*Exercise aim*
Exactly repeat all the records below, omitting the images they hold.

Stored entries
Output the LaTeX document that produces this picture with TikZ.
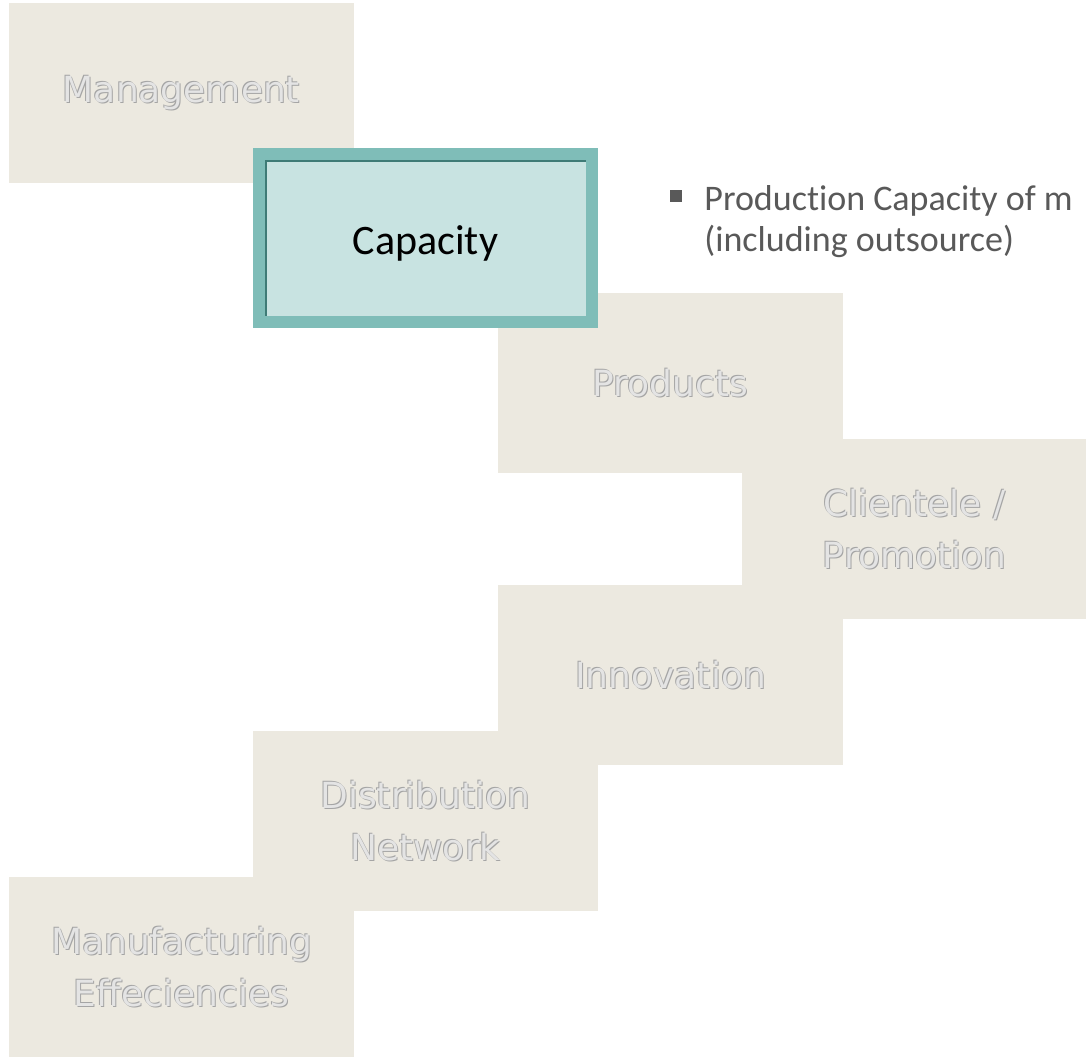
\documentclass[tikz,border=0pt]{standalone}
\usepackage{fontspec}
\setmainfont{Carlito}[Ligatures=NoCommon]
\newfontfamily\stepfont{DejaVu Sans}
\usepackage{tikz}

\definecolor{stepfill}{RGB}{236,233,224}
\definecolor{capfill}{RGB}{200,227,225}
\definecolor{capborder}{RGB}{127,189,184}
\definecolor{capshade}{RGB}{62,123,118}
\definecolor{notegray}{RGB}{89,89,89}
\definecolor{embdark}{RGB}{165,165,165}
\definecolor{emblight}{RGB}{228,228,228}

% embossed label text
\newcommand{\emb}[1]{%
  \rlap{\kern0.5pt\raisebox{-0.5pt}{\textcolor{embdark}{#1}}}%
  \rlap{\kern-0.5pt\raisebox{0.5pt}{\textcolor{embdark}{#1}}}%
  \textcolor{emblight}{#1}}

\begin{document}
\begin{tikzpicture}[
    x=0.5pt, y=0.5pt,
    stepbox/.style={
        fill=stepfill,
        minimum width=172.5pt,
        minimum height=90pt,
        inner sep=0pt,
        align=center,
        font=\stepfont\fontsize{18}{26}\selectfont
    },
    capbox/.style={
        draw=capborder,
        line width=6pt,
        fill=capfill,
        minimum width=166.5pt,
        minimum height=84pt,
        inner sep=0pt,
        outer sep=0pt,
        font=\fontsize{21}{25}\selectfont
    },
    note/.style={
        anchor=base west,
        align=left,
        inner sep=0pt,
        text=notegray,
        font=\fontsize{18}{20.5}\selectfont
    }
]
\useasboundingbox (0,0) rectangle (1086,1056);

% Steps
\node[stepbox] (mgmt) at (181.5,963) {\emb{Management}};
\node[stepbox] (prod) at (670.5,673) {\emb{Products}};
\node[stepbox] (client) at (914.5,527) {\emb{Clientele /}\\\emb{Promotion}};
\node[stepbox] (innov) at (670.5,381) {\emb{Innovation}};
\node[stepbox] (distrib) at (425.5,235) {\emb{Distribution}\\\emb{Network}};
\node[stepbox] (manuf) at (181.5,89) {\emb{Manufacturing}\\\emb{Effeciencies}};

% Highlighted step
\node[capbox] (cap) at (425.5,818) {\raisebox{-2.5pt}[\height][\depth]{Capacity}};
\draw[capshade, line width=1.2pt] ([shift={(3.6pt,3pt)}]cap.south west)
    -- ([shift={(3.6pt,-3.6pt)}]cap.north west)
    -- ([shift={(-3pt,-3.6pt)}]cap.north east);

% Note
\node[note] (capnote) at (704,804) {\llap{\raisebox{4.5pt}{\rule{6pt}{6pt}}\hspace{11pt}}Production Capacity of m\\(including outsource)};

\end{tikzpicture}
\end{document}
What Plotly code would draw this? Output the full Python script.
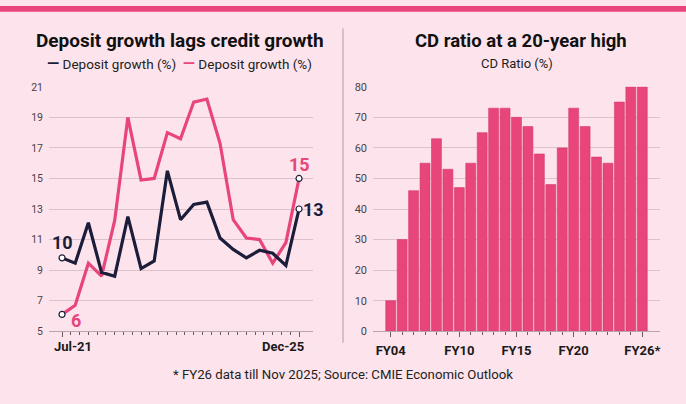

*Solution to the exercise*
Output the LaTeX document that produces this picture with TikZ.
\documentclass[tikz,border=0pt]{standalone}
\usepackage{fontspec}
\setmainfont{Carlito}[Ligatures=NoCommon]
\newfontfamily\stepfont{DejaVu Sans}
\usepackage{tikz}

\definecolor{stepfill}{RGB}{236,233,224}
\definecolor{capfill}{RGB}{200,227,225}
\definecolor{capborder}{RGB}{127,189,184}
\definecolor{capshade}{RGB}{62,123,118}
\definecolor{notegray}{RGB}{89,89,89}
\definecolor{embdark}{RGB}{165,165,165}
\definecolor{emblight}{RGB}{228,228,228}

% embossed label text
\newcommand{\emb}[1]{%
  \rlap{\kern0.5pt\raisebox{-0.5pt}{\textcolor{embdark}{#1}}}%
  \rlap{\kern-0.5pt\raisebox{0.5pt}{\textcolor{embdark}{#1}}}%
  \textcolor{emblight}{#1}}

\begin{document}
\begin{tikzpicture}[
    x=0.5pt, y=0.5pt,
    stepbox/.style={
        fill=stepfill,
        minimum width=172.5pt,
        minimum height=90pt,
        inner sep=0pt,
        align=center,
        font=\stepfont\fontsize{18}{26}\selectfont
    },
    capbox/.style={
        draw=capborder,
        line width=6pt,
        fill=capfill,
        minimum width=166.5pt,
        minimum height=84pt,
        inner sep=0pt,
        outer sep=0pt,
        font=\fontsize{21}{25}\selectfont
    },
    note/.style={
        anchor=base west,
        align=left,
        inner sep=0pt,
        text=notegray,
        font=\fontsize{18}{20.5}\selectfont
    }
]
\useasboundingbox (0,0) rectangle (1086,1056);

% Steps
\node[stepbox] (mgmt) at (181.5,963) {\emb{Management}};
\node[stepbox] (prod) at (670.5,673) {\emb{Products}};
\node[stepbox] (client) at (914.5,527) {\emb{Clientele /}\\\emb{Promotion}};
\node[stepbox] (innov) at (670.5,381) {\emb{Innovation}};
\node[stepbox] (distrib) at (425.5,235) {\emb{Distribution}\\\emb{Network}};
\node[stepbox] (manuf) at (181.5,89) {\emb{Manufacturing}\\\emb{Effeciencies}};

% Highlighted step
\node[capbox] (cap) at (425.5,818) {\raisebox{-2.5pt}[\height][\depth]{Capacity}};
\draw[capshade, line width=1.2pt] ([shift={(3.6pt,3pt)}]cap.south west)
    -- ([shift={(3.6pt,-3.6pt)}]cap.north west)
    -- ([shift={(-3pt,-3.6pt)}]cap.north east);

% Note
\node[note] (capnote) at (704,804) {\llap{\raisebox{4.5pt}{\rule{6pt}{6pt}}\hspace{11pt}}Production Capacity of m\\(including outsource)};

\end{tikzpicture}
\end{document}
What Plotly code would draw this? Output the full Python script.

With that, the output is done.